» **Material to process**

———

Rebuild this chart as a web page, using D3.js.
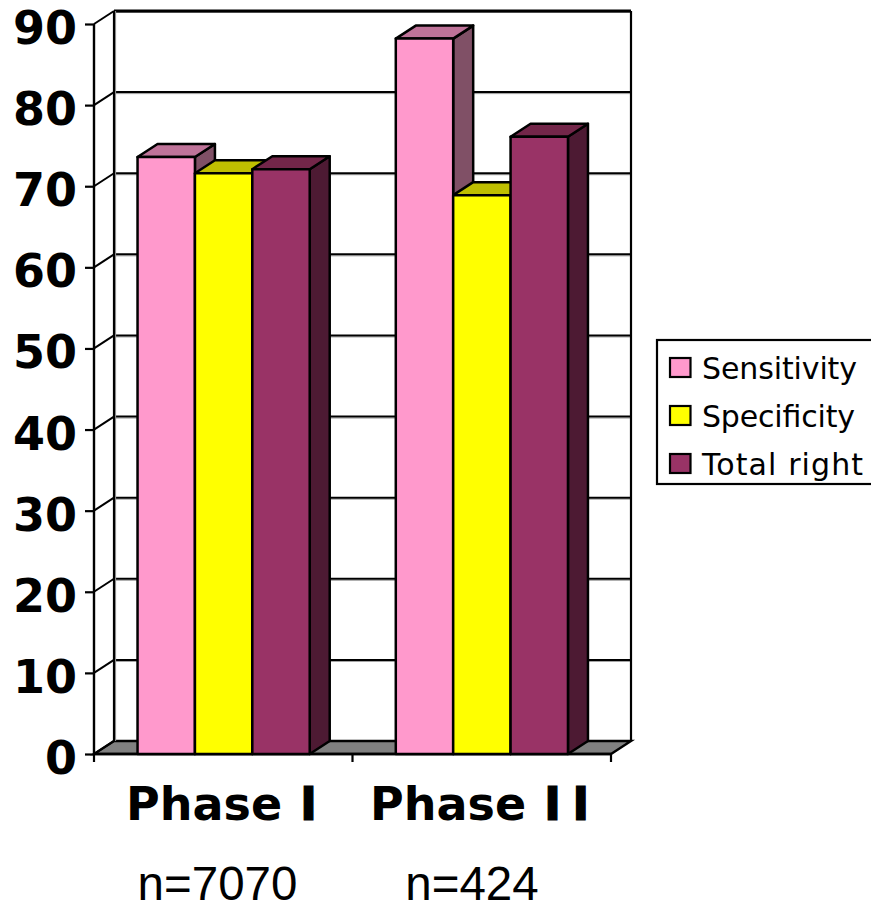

———

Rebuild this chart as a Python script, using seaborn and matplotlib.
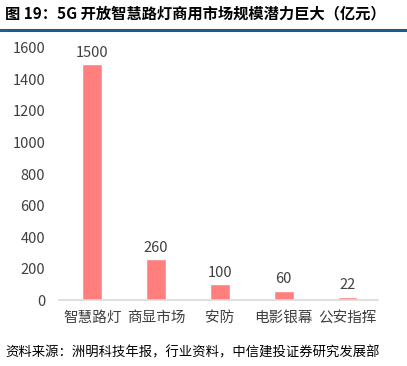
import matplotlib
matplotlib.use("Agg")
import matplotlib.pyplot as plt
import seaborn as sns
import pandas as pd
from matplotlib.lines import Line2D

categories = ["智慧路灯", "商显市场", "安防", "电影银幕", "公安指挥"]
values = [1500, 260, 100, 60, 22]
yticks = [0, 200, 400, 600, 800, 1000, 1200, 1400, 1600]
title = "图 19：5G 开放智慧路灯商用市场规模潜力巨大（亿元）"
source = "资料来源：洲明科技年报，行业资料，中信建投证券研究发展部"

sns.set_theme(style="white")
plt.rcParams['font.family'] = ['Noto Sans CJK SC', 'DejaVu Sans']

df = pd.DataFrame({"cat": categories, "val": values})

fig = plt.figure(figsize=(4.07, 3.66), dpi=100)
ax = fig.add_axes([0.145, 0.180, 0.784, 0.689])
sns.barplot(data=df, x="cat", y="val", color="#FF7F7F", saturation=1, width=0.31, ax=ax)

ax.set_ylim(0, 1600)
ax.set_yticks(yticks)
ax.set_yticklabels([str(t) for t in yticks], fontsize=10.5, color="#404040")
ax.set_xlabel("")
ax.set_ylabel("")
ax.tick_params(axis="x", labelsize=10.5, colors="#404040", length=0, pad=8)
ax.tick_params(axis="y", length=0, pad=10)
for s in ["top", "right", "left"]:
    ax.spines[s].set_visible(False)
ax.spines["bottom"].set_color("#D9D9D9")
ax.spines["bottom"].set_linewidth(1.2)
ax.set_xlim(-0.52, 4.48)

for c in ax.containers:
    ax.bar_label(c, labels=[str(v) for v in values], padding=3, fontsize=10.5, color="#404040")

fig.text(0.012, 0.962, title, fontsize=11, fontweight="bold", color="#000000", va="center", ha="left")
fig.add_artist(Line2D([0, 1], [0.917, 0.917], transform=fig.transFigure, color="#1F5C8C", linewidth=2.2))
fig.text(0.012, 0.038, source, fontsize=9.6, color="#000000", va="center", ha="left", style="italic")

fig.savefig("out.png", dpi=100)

———

» **Request**
Starting at the line containing "Rebuild this chart as a Python" and ending at the line containing "from matplotlib.lines import Line2D", copy those lines exactly, both included, and nothing more. Leave out any picture.

» **Exercise response**
Rebuild this chart as a Python script, using seaborn and matplotlib.
import matplotlib
matplotlib.use("Agg")
import matplotlib.pyplot as plt
import seaborn as sns
import pandas as pd
from matplotlib.lines import Line2D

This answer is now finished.